Projecting Their Own Views
on the Blank Screen of Obama’s Inaugural Address?
on the Blank Screen of Obama’s Inaugural Address?
Given that I found the president’s inaugural address kind of boring, I’m probably not the one to offer an extended exegesis. While I had sat in my futon for more than an hour following the festivities, rising only to refill my cup of coffee, I started fidgeting about three minutes into his speech, finally getting up to check my e-mail, this blog and other web-sites.
I still listened after I logged on, but did not focus as I had for the first parts of the address.
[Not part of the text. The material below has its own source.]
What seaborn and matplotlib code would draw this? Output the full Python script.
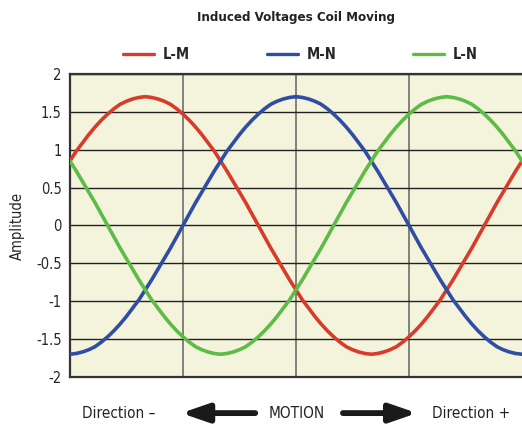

The president seemed to shout the first part of the address, his tone modulating as he moved into the middle, then become more impassioned toward the end. The speech seemed rather pedestrian, neither uplifting nor inspiring. Just before a conservative friend was to pick me up to take me to Disneyland, I checked Stephen Green’s drunkblogging. That smart conservative pundit found the president sounded “the most conservative, sometimes even neoconnish, on issues of substance.”
In contrast to Steve who found neo-conservative themes in the speech, my friend had heard socialist overtones, slights against the outgoing president and threats against any who would dare oppose his initiatives.
When I returned home after a delightful day at Disney, I decided read what other bloggers had written about the speech rather than read it in its entirey, given that an Obama speech on paper (or via pixel) is much different than one as delivered.
Blogger Jay Nordlinger seemed to echo my friend’s thoughts, finding in the speech “repeated digs at Bush, his team, and those of us who supported that administration.” In a similar vein, blogress Ann Althouse found the president “rather harsh toward John McCain,” seeming to call “the previous administration childish.”
Three other bloggers (Lowry, Novak, Ponnuru) concurred with my initial evaluation that the speech was “pedestrian.” While Nordlinger and Althouse saw slaps at Bush and McCain, others thought it was a speech that could have been delivered by Bush or McCain or even Reagan.
One conservative found it “excellent” while another found it “at times petty.”
Former Reagan speechwriter Peggy Noonan agreed with those who thought a Republican could have delivered the address:
It was a moderate speech both in tone and content, a serious and solid speech. The young Democrat often used language with which traditional Republicans would be thoroughly at home. . . .
It was not a joyous, audacious document, not a call to arms, but a reasoned statement by a Young Sobersides.